The monopoly over flight routes is part of a calculated strategy by United, and is largely a product of its 2010 merger with Continental Airlines, he adds. Due to the consolidation, United is able to reduce competition while increasing fares. This isn’t unique to United either — a dozen major airlines have merged in the past 12 years, and today, 80% of America’s air traffic is divided among four mega-carriers: American, United Airlines, Delta Air Lines and Southwest Airlines.
Joachimsthaler says people are reacting strongly to the video, because most travelers can identify with Dao even if they’ve never been personally dragged off a flight. The video taps into consumers’ growing dissatisfaction with airlines’ declining service standards, like charging additional bag fees or overbooking flights.
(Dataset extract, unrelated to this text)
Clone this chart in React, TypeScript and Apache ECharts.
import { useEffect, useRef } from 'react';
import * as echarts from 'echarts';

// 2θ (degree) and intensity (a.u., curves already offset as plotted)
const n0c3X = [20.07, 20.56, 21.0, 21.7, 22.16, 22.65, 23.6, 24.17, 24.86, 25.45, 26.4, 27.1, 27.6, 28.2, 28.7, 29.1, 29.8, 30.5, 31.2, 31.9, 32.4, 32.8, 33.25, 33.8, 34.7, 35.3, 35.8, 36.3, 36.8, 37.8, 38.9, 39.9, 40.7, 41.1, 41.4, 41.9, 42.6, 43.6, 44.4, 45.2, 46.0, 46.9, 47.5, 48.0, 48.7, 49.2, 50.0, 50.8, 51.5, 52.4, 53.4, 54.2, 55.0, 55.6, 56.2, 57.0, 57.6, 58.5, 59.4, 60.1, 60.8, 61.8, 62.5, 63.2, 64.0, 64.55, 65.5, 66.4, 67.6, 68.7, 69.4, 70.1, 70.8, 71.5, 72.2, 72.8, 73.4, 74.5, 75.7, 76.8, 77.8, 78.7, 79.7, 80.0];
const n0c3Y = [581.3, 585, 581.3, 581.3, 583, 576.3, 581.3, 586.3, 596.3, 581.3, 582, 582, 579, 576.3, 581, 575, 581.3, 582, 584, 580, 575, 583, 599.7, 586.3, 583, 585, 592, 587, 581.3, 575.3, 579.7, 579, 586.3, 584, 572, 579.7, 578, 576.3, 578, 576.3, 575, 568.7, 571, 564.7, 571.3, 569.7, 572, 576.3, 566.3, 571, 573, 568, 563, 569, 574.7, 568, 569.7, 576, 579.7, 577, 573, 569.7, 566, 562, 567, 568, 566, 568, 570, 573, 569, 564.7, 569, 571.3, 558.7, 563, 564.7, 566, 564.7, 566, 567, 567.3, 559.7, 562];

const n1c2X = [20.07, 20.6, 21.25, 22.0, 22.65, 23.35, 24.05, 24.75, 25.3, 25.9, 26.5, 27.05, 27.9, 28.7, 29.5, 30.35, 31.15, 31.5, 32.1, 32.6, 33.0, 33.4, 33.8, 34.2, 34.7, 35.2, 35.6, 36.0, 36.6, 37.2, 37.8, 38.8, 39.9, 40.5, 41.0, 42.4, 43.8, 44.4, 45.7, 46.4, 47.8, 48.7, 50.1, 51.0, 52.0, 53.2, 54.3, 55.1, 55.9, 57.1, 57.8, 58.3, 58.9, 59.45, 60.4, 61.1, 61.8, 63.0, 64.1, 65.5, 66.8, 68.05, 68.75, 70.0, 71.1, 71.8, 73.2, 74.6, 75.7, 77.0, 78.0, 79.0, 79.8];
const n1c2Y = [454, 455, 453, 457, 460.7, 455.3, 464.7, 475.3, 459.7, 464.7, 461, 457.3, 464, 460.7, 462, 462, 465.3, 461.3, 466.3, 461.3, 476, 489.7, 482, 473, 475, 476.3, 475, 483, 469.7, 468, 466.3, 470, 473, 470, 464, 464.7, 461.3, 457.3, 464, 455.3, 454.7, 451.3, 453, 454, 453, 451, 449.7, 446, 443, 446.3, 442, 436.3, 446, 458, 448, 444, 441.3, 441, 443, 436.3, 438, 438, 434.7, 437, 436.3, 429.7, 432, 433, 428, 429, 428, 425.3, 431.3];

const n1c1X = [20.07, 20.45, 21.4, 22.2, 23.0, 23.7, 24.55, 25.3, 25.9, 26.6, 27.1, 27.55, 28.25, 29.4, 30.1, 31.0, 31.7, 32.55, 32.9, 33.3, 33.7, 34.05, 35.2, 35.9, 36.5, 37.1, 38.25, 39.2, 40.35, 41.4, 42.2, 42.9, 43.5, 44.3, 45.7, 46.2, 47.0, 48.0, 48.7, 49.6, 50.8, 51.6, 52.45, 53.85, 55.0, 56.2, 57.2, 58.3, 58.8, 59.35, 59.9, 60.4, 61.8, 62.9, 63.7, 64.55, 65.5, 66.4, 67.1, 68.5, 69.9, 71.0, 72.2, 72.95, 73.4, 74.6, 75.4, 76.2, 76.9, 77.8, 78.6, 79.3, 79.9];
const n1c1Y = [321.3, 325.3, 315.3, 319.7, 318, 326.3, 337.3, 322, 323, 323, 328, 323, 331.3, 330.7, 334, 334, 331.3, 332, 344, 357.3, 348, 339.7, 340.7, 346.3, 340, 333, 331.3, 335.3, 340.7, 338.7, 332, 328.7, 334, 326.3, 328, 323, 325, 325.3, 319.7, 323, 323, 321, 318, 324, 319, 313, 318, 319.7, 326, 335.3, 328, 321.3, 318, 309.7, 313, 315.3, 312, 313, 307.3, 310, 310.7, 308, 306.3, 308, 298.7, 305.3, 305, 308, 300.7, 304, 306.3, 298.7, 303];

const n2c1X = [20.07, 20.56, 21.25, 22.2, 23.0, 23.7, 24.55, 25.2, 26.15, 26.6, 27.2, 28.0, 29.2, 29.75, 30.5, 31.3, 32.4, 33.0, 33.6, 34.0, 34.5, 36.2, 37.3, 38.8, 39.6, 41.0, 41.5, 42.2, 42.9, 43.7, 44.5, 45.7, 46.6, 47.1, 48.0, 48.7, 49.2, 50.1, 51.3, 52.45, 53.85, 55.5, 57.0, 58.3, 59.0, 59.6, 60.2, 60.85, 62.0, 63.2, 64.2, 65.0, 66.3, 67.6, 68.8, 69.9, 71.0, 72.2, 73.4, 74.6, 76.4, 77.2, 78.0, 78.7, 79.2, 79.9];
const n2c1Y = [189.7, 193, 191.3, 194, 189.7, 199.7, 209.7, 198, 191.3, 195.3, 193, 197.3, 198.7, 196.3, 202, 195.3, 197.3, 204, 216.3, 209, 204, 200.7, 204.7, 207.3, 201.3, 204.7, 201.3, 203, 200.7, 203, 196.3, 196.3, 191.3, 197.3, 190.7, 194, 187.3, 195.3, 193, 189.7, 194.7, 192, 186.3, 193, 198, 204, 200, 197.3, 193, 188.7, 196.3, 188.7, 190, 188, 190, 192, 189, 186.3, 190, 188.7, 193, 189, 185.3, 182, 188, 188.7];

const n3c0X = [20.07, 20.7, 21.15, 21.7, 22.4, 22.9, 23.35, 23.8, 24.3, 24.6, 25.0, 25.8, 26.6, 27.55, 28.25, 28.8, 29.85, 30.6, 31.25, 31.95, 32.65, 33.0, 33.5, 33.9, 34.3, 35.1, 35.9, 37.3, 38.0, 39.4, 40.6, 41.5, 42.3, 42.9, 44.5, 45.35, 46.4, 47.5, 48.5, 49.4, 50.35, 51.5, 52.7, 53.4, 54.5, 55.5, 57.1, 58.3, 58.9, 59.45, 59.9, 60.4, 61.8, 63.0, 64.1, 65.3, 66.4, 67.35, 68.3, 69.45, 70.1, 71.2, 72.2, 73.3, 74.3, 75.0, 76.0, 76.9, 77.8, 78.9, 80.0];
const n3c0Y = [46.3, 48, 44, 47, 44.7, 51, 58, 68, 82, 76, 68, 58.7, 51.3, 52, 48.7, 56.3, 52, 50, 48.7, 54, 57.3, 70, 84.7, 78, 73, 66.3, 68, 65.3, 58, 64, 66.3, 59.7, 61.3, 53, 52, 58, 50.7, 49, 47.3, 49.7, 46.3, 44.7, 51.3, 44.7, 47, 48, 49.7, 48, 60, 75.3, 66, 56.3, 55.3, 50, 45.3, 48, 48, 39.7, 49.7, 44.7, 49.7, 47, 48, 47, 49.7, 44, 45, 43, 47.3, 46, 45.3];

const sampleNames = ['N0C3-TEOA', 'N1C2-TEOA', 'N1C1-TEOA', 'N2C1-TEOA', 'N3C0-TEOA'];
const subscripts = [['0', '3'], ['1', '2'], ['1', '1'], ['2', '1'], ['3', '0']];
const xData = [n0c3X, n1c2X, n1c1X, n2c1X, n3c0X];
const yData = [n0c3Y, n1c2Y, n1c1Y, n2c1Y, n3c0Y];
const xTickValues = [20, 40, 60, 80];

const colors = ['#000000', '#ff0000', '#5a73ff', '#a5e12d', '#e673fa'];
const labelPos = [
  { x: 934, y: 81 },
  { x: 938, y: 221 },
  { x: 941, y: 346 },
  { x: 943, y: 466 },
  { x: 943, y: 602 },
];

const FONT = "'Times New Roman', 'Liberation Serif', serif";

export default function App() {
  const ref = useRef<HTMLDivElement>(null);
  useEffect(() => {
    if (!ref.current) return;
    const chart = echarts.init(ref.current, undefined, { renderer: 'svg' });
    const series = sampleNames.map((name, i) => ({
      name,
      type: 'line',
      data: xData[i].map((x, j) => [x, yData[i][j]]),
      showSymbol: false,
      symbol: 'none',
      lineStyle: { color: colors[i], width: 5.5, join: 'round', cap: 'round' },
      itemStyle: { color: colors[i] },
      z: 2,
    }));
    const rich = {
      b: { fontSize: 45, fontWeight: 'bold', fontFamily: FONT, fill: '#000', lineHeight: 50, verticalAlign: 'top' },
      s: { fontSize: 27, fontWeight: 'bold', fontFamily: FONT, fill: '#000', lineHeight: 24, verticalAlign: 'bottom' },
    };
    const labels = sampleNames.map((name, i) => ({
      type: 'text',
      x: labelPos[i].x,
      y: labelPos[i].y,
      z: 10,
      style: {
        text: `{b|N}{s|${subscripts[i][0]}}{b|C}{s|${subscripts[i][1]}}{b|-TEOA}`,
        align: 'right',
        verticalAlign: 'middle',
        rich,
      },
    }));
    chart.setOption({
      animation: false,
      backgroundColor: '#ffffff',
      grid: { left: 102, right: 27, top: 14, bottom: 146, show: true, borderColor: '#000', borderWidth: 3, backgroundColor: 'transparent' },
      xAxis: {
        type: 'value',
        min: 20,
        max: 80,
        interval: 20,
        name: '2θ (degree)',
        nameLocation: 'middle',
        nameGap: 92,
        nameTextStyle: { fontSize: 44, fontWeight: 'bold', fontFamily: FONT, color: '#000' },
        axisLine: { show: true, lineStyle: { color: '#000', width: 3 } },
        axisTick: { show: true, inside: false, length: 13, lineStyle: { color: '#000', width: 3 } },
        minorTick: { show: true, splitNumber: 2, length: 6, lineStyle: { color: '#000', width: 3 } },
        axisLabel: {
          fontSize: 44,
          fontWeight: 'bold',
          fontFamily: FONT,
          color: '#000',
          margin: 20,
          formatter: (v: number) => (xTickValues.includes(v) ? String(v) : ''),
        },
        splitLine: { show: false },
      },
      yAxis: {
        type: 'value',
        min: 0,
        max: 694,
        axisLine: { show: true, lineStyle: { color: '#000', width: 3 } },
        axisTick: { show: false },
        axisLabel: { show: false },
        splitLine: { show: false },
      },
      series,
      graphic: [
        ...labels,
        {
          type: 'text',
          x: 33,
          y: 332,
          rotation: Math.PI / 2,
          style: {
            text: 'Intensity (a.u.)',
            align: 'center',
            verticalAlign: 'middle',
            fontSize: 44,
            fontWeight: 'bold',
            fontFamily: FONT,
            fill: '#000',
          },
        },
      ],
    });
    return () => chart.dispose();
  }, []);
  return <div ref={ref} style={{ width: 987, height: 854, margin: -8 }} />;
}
“This is not about overbooking. I think the incident is about airline bullying,” he says. “We have all experienced airline bullying in one form or another. In this case, the airline bullying not only went way out of control, it also happened with an airline that has a history of real customer service problems. It’s an issue that has come to the forefront of American travelers’ minds.”
Though the United incident may not hurt the airline’s sales, Joachimsthaler predicts that it will still have ripple effects that could make the airline less efficient on a daily basis.
“The NPS ratings will continue to go down and spiral, and now consumers will be extremely sensitized for anything that will occur on flights,” he says.
United CEO Oscar Munoz responded to the incident by calling Dao “disruptive” and “belligerent,” but apologized a day later. Joachimsthaler says this was the wrong response because it treats the incident as a PR crisis rather than a systemic issue within United.
“It reinforces United’s posture of having a do-nothing attitude and that they are just providing lip service to the press,” he says. “And even though they are being punished thanks to social media and iPhones, they are not suffering the harm, because it will not affect sales — not even in the short term.”